Speaker
Description
The relationship between the microstructure of porous media and their permeation properties is a problem that has been addressed in many instances. Experimental measurement of intrinsic permeability remains a challenge, especially for tight materials, and several approaches have been proposed in the literature to directly compute the transport property of a porous medium (e.g. network models or continuous-based upscaling). If these techniques can now be very powerful, they remain quite computationally demanding. Other approaches, used widely in engineering applications, rely on analytical formulas in which the input is the characterization of the pore size distribution (PSD) of the material. Pioneering works by Kozeny (1927) have been followed by various approaches where the PSD is first simplified, averaged or idealized to estimate the transport properties. However, these simplifications can lead to important error in the final transport property estimation, especially for tight material.
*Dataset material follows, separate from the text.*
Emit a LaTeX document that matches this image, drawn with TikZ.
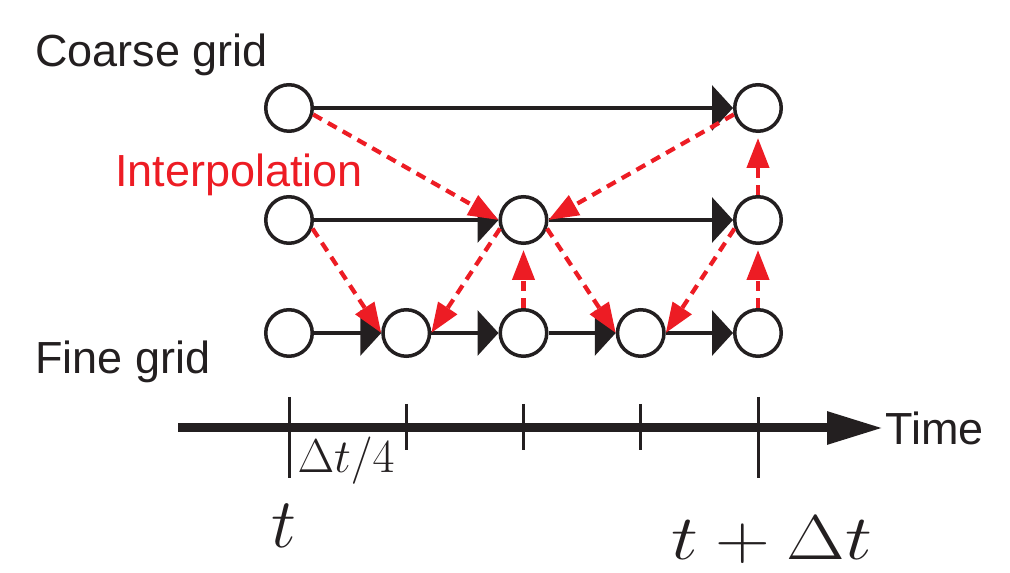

This contribution presents a model capable of providing estimates of the transport properties directly from the pore-size distribution without any idealization. The model is based on a hierarchical assembly of capillaries with decreasing diameter, generated randomly. The technique yields a porous network, which mimics the pore space measured experimentally by mercury intrusion. The intrinsic permeability and the evolution of the apparent permeability with mean pressure are provided by equating Darcy’s law and a combination of Poiseuille’s and Knudsen’s laws [1]. Gas and liquid relative permeabilities can be also derived [2]. The technique has the advantage of remaining simple and engineering-oriented while allowing accurate estimation over several orders of magnitude of permeabilities (from 10-19 to 10-12) for very different kind of porous materials (see Figure 1). During the conference, new measurements will be presented and discussed on various synthetic and natural materials.